Hartford Selectboard Elects Newest Member as Chairman
White River Junction — The new look Selectboard’s officer elections stalled early, as a split vote and a prolonged debate over the vice chairman position echoed some divisions and arguments of the board’s previous iteration.
The discussion occurred after Chuck Wooster, who voters returned to the board this year after a three-year absence , was unanimously elected as chairman in the first five minutes of an organizational meeting last night. Wooster previously served on the board between 2007 and 2010 and was chairman in 2009.
Asked what he thought the chairman’s job should be, Wooster compared it to an air traffic controller.
“It’s not the chair’s job to fly planes,” he said. “It’s the chair’s job to keep the business of the board moving in an orderly fashion.”
After that confirmation, though, the board became bogged down in a nearly 30-minute debate over who should serve in the board’s No. 2 position.
F.X. Flinn, the incumbent vice chairman, and Simon Dennis were nominated for the position. The initial vote was 3 to 3, with Dennis himself abstaining. Alex DeFelice, Ken Parker and Sam Romano voted for Dennis; Bethany Fleishman, Flinn and Wooster voted for the incumbent.
“It was too painful for me to vote against (Flinn’s) continuation as vice chairman,” Dennis said after the meeting, adding that he was not aware he would be nominated. “No matter how it went, it was going to be less than ideal.”
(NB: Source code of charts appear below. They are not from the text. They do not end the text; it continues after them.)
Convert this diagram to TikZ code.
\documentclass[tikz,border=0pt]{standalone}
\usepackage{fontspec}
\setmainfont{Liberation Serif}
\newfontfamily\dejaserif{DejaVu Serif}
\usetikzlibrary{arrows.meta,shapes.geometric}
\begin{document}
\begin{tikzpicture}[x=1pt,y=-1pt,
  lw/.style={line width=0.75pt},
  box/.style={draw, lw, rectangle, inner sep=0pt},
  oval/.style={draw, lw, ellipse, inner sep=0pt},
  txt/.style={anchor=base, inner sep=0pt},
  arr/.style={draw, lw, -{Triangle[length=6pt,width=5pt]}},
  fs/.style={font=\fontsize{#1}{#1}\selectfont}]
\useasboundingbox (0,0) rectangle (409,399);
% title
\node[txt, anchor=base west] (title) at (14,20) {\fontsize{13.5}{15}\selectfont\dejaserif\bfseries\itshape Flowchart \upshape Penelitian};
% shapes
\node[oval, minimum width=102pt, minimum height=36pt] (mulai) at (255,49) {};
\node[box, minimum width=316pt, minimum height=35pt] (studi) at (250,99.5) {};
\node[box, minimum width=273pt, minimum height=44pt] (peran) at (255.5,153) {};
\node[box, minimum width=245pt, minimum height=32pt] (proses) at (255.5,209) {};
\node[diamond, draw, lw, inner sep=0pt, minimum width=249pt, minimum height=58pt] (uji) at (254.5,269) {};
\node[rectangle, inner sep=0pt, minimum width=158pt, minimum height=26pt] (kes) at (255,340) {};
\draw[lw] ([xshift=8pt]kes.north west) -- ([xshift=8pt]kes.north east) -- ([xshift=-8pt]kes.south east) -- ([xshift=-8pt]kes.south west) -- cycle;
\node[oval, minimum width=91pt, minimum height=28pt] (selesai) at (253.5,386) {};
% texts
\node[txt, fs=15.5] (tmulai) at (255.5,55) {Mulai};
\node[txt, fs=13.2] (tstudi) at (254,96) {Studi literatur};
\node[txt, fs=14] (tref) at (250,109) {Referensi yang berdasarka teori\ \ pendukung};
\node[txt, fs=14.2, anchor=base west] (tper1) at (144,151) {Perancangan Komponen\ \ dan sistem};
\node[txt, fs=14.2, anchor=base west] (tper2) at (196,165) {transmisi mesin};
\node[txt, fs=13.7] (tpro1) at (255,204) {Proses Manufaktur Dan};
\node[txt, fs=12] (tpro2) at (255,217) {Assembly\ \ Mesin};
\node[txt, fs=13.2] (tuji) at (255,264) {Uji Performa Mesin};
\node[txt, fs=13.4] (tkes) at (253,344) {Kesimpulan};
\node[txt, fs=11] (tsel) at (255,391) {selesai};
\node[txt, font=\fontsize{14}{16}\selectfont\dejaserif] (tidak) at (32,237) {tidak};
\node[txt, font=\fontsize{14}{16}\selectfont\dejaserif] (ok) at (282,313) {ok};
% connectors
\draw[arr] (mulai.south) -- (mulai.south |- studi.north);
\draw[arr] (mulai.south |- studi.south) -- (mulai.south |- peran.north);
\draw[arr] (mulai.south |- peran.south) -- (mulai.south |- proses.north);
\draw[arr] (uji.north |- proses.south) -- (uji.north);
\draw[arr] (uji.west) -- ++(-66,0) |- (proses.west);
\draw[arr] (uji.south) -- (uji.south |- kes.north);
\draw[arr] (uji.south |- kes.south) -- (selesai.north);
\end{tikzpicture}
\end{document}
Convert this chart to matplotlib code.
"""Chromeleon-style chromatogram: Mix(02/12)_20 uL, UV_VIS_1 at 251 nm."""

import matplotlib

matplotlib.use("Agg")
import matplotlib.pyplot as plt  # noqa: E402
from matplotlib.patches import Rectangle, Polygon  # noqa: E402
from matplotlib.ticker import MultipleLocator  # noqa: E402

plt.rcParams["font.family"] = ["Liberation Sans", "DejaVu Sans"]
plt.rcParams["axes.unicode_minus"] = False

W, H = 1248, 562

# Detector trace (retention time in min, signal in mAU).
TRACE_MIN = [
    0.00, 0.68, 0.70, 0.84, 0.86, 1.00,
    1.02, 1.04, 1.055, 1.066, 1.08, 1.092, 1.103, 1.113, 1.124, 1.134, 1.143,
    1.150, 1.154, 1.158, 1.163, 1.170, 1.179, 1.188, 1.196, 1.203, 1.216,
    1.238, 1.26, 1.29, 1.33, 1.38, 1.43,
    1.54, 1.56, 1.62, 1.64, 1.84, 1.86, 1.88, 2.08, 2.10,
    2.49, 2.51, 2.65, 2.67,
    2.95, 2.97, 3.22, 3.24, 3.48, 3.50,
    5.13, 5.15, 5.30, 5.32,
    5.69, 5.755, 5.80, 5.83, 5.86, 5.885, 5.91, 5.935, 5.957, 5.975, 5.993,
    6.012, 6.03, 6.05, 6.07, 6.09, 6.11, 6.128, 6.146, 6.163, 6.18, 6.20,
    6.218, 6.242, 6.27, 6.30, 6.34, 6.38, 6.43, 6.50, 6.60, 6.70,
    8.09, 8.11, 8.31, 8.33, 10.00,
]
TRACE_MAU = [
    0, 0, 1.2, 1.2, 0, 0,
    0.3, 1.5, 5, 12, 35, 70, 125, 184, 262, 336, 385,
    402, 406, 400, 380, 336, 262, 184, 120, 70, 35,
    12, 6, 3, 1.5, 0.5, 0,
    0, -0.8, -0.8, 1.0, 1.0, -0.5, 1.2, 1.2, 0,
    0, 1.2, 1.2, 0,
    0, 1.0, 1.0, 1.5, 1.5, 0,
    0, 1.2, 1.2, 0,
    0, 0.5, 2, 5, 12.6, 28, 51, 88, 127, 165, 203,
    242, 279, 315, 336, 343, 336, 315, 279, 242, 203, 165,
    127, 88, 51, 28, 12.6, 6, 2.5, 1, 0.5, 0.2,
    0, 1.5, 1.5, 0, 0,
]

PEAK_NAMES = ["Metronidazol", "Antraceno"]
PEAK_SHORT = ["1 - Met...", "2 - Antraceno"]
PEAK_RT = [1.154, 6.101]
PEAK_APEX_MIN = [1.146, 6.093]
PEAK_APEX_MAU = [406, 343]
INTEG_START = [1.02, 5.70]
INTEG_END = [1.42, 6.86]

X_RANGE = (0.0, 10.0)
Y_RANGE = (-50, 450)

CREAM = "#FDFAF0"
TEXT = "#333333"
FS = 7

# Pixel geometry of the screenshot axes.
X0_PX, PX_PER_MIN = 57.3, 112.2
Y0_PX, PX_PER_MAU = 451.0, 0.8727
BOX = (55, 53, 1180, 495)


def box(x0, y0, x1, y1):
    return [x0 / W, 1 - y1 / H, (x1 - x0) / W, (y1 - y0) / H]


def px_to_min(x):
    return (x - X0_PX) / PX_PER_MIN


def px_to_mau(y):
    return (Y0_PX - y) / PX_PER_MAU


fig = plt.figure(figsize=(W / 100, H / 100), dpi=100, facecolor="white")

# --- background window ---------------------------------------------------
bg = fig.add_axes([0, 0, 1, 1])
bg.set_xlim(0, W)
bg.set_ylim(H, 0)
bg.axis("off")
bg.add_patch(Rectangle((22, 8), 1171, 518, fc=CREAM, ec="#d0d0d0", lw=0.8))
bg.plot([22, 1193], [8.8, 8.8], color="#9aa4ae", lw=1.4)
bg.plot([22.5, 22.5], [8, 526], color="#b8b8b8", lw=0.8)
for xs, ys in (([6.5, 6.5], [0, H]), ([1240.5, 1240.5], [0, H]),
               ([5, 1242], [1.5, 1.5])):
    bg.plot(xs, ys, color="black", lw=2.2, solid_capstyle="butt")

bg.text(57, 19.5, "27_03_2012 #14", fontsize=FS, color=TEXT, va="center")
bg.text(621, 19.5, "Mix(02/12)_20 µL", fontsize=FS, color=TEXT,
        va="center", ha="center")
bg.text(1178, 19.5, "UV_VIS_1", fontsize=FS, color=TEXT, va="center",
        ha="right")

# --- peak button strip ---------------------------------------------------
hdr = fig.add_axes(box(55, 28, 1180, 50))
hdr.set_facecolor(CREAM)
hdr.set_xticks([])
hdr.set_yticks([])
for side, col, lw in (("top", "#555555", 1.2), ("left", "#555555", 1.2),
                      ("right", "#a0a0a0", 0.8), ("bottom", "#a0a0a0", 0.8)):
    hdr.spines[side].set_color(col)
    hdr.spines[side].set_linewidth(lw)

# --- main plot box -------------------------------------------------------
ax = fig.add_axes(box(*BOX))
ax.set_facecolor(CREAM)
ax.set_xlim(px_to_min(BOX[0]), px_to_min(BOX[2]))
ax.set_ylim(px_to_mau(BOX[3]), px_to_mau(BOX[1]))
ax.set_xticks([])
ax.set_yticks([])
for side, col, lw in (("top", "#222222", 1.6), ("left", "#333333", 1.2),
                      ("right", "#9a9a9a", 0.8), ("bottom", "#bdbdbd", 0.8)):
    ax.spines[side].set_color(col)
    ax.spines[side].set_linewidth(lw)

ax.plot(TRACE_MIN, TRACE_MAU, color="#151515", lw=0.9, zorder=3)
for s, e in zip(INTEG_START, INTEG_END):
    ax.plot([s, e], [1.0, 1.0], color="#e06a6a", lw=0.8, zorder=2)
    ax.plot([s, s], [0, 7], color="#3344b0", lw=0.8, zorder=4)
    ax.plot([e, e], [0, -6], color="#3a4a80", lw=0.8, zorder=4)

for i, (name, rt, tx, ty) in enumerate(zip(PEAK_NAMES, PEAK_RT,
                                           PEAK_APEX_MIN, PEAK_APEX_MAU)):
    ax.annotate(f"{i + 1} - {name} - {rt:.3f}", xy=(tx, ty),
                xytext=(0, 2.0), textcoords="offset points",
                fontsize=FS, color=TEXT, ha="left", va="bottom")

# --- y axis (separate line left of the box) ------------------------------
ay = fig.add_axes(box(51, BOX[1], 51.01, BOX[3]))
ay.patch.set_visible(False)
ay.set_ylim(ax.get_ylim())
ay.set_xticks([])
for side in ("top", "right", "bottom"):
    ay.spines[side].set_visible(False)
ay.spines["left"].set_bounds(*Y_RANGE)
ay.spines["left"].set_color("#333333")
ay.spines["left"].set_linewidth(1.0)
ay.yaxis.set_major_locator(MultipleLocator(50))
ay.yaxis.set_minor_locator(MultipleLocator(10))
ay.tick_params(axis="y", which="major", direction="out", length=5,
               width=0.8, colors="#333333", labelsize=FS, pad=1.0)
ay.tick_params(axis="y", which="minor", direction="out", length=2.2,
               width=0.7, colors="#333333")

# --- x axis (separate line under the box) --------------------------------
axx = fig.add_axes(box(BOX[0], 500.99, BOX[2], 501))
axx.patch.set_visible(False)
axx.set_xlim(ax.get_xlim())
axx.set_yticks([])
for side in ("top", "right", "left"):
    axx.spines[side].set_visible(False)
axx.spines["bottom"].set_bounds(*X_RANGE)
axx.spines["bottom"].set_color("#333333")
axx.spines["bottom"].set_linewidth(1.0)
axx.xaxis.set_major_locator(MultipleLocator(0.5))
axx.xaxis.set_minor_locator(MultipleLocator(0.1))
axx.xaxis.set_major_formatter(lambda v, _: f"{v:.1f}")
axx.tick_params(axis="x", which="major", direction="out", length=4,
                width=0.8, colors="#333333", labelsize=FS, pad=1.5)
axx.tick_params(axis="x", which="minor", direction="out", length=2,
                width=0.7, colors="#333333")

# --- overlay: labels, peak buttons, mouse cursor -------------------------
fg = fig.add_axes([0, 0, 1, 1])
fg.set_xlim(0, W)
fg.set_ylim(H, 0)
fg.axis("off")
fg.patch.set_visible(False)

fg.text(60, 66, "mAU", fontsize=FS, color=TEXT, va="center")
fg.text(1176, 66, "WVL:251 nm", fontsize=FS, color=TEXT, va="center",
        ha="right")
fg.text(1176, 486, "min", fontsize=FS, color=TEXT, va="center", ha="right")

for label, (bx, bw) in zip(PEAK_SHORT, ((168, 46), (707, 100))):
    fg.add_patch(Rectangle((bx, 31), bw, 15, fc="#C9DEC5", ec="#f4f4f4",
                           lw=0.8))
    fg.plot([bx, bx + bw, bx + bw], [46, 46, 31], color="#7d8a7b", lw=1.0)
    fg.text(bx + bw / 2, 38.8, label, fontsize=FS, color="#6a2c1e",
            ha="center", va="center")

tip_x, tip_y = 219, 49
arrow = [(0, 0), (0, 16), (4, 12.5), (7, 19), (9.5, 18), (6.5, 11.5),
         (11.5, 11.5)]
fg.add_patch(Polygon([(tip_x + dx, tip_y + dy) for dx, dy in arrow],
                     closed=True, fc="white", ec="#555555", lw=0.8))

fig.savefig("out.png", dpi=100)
The deadlock led to a discussion, at Dennis’ urging, about potentially putting the decision off a week in hopes of reaching a consensus. But the idea didn’t go over well, as multiple board members expressed their desire to put the issue to rest.
Flinn noted that not using a voting process ran counter to the town charter and state law.
“You may not like my style, but I understand how the chair’s position works,” Flinn continued. “I’ve done my homework, and I think I’ve proven that, and I believe I deserve the opportunity to continue in this role.”
But the position went Dennis’ way when Wooster changed his vote.
“I cast my vote in the interest of expediency and moving this process forward,” he said.
Despite his misgivings about unseating Flinn, Dennis later said he accepted the position as “a gesture toward board unity.”
Shortly after, Fleishman was elected as board clerk for the second consecutive year.
From there, the two-hour meeting did move along at a quick clip, as members began planning organizational steps for both the short- and long-term and offered ideas on how to govern more efficiently over the course of the coming year. Wooster said he would try to set an agenda that would end meetings by 9 p.m.
DeFelice mentioned creating a calendar for the board to set goals, and also diving into town budget earlier in the year.
He also floated the idea of a work session, “so we can feel out each other, for one thing, and head in the direction that we need to head.”
The idea went over well. The first session will be held on March 26. The next regular Selectboard meeting will be held a week prior.
There will be no shortage of work on the town’s end in the coming months. Town Manager Hunter Rieseberg noted the passage of two bonds — $4.9 for Municipal Building renovations and $9 million for athletic field work — at Tuesday’s Town Meeting will keep town employees busy.
“In addition, we have all the projects that we set forth in our budget, which is a full budget in and of itself,” he said.
The next month or so, he said, will be focused on bond-related work, such as filings, signings and contracts. After the meeting, Rieseberg said he plans for construction to start on the Maxfield property, which will eventually host a variety of courts and fields, in the summer or fall.
Because bid documents for the property already exist, he said, low interest rates can be taken advantage of and the money can be borrowed this year.
However, the situation is slightly different for the Municipal Building bond. There’s no set dollar amount for that project just yet, and Rieseberg said he wouldn’t want to borrow the full $4.9 million if the actual price of the building could turn out less.
“It may make sense not to bond until spring (2014),” he said. “Once you buy the bond, you own it.”